◆ Given problem ◆
Pick out each line containing the string "this" and copy it.

-*-

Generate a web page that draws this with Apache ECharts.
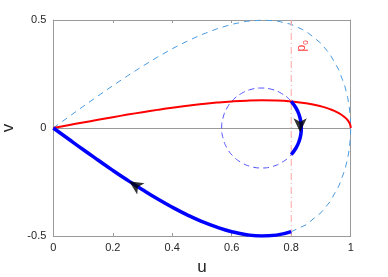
<!DOCTYPE html>
<html>
<head>
<meta charset="utf-8">
<script src="https://cdn.jsdelivr.net/npm/echarts@6/dist/echarts.min.js"></script>
<style>html,body{margin:0;padding:0;background:#fff;}#c{width:388px;height:277px;}</style>
</head>
<body>
<div id="c"></div>
<script>
// Dashed outer curve (upper branch 0 -> 1, then lower branch 1 -> 0.8)
const outerDashed = [
  [0,0],[0.05,0.0499],[0.1,0.0995],[0.15,0.148],[0.2,0.196],[0.25,0.242],[0.3,0.286],
  [0.35,0.328],[0.4,0.367],[0.45,0.402],[0.5,0.433],[0.55,0.459],[0.6,0.48],[0.65,0.494],
  [0.7,0.4999],[0.75,0.496],[0.8,0.48],[0.85,0.448],[0.9,0.392],[0.93,0.342],[0.96,0.269],
  [0.98,0.195],[0.99,0.14],[0.995,0.099],[0.999,0.045],[1,0],
  [0.999,-0.045],[0.995,-0.099],[0.99,-0.14],[0.98,-0.195],[0.96,-0.269],[0.93,-0.342],
  [0.9,-0.392],[0.85,-0.448],[0.8,-0.48]
];
// Red curve
const redCurve = [
  [0,0],[0.05,0.0128],[0.1,0.0255],[0.15,0.0379],[0.2,0.0502],[0.25,0.062],[0.3,0.0732],
  [0.35,0.0839],[0.4,0.0939],[0.45,0.1029],[0.5,0.1109],[0.55,0.1176],[0.6,0.1229],
  [0.65,0.1265],[0.7,0.128],[0.75,0.127],[0.8,0.1229],[0.85,0.1146],[0.9,0.1004],
  [0.93,0.0876],[0.96,0.0689],[0.98,0.05],[0.99,0.0358],[0.995,0.0254],[0.999,0.0114],[1,0]
];
// Thick blue lower branch (0.8 -> 0)
const blueLower = [
  [0.8,-0.48],[0.75,-0.496],[0.7,-0.4999],[0.65,-0.494],[0.6,-0.48],[0.55,-0.459],
  [0.5,-0.433],[0.45,-0.402],[0.4,-0.367],[0.35,-0.328],[0.3,-0.286],[0.25,-0.242],
  [0.2,-0.196],[0.15,-0.148],[0.1,-0.0995],[0.05,-0.0499],[0,0]
];
// Dashed small circle
const circleDashed = [
  [0.834,0],[0.829,0.0479],[0.816,0.0925],[0.795,0.1308],[0.767,0.1602],[0.735,0.1787],
  [0.7,0.185],[0.665,0.1787],[0.633,0.1602],[0.605,0.1308],[0.584,0.0925],[0.571,0.0479],
  [0.566,0],[0.571,-0.0479],[0.584,-0.0925],[0.605,-0.1308],[0.633,-0.1602],[0.665,-0.1787],
  [0.7,-0.185],[0.735,-0.1787],[0.767,-0.1602],[0.795,-0.1308],[0.816,-0.0925],[0.829,-0.0479],
  [0.834,0]
];
// Thick blue arc on circle
const blueArc = [
  [0.8,0.123],[0.816,0.0925],[0.826,0.0633],[0.832,0.0321],[0.834,0],
  [0.832,-0.0321],[0.826,-0.0633],[0.816,-0.0925],[0.8,-0.123]
];
// p0 vertical line
const p0Line = [[0.8,-0.5],[0.8,0.5]];
const p0LabelPos = [0.834, 0.38];
// Arrows: [u, v, rotation]
const arrows = [[0.255,-0.246,56.7],[0.83,-0.02,180]];
const xTicks = ['0','0.2','0.4','0.6','0.8','1'];
const yTicks = ['-0.5','0','0.5'];

const chart = echarts.init(document.getElementById('c'), null, {renderer:'canvas'});
const axisCol = '#9a9a9a';
const labCol = '#262626';
const ff = 'Liberation Sans, Arial, sans-serif';
function lineSeries(data, color, width, type, z, smooth){
  return {type:'line', data, showSymbol:false, smooth: smooth||false, z:z, silent:true,
    lineStyle:{color, width, type}, animation:false};
}
chart.setOption({
  animation:false,
  grid:{left:53.3, right:37.3, top:20, bottom:41, containLabel:false, outerBoundsMode:'none'},
  xAxis:[{
    type:'value', min:0, max:1, interval:0.2,
    name:'u', nameLocation:'middle', nameGap:23,
    nameTextStyle:{fontSize:17, color:labCol, fontFamily:ff},
    axisLine:{show:true, onZero:false, lineStyle:{color:axisCol, width:1}},
    axisTick:{show:true, inside:true, length:3, lineStyle:{color:axisCol}},
    axisLabel:{color:labCol, fontSize:11, fontFamily:ff, margin:6,
      formatter:(v)=>{const i=Math.round(v/0.2); return xTicks[i]!==undefined?xTicks[i]:'';}},
    splitLine:{show:false}
  },{
    type:'value', min:0, max:1, interval:0.2, position:'top',
    axisLine:{show:true, onZero:false, lineStyle:{color:axisCol, width:1}},
    axisTick:{show:true, inside:true, length:3, lineStyle:{color:axisCol}},
    axisLabel:{show:false}, splitLine:{show:false}
  }],
  yAxis:[{
    type:'value', min:-0.5, max:0.5, interval:0.5,
    name:'v', nameLocation:'middle', nameGap:30, nameRotate:90,
    nameTextStyle:{fontSize:17, color:labCol, fontFamily:ff},
    axisLine:{show:true, onZero:false, lineStyle:{color:axisCol, width:1}},
    axisTick:{show:true, inside:true, length:3, lineStyle:{color:axisCol}},
    axisLabel:{color:labCol, fontSize:11, fontFamily:ff, margin:7,
      formatter:(v)=>{const i=Math.round(v/0.5)+1; return yTicks[i]!==undefined?yTicks[i]:'';}},
    splitLine:{show:true, lineStyle:{color:axisCol, width:1}}
  },{
    type:'value', min:-0.5, max:0.5, interval:0.5, position:'right',
    axisLine:{show:true, onZero:false, lineStyle:{color:axisCol, width:1}},
    axisTick:{show:true, inside:true, length:3, lineStyle:{color:axisCol}},
    axisLabel:{show:false}, splitLine:{show:false}
  }],
  series:[
    lineSeries(outerDashed, '#4a9be0', 1, [6,5], 2, false),
    lineSeries(circleDashed, '#5050ff', 1, [6,4], 2, true),
    lineSeries(p0Line, '#ffa6a6', 1, [7,3,1,3], 3, false),
    lineSeries(redCurve, '#ff0000', 2, 'solid', 4, true),
    lineSeries(blueLower, '#0000ff', 3.5, 'solid', 5, true),
    lineSeries(blueArc, '#0000ff', 3.5, 'solid', 5, true),
    {type:'scatter', data:arrows.map(a=>({value:[a[0],a[1]], symbolRotate:a[2]})),
     symbol:'arrow', symbolSize:[10,14], itemStyle:{color:'#000'}, z:6, silent:true, animation:false},
    {type:'scatter', data:[p0LabelPos], symbolSize:0, silent:true, animation:false, z:7,
     label:{show:true, position:'inside', rotate:90, color:'#ff0000',
       formatter:'{a|p}{b|0}',
       rich:{a:{fontSize:12, fontFamily:ff, color:'#ff0000', verticalAlign:'middle'},
             b:{fontSize:8, fontFamily:ff, color:'#ff0000', verticalAlign:'middle', padding:[8,0,0,0]}}}}
  ]
});
</script>
</body>
</html>
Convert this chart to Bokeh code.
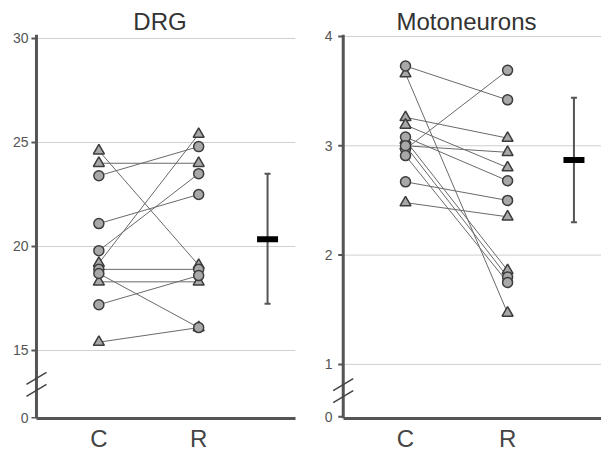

-*-

◆ Task response ◆
Generate a web page that draws this with Apache ECharts.
Convert this chart to Bokeh code.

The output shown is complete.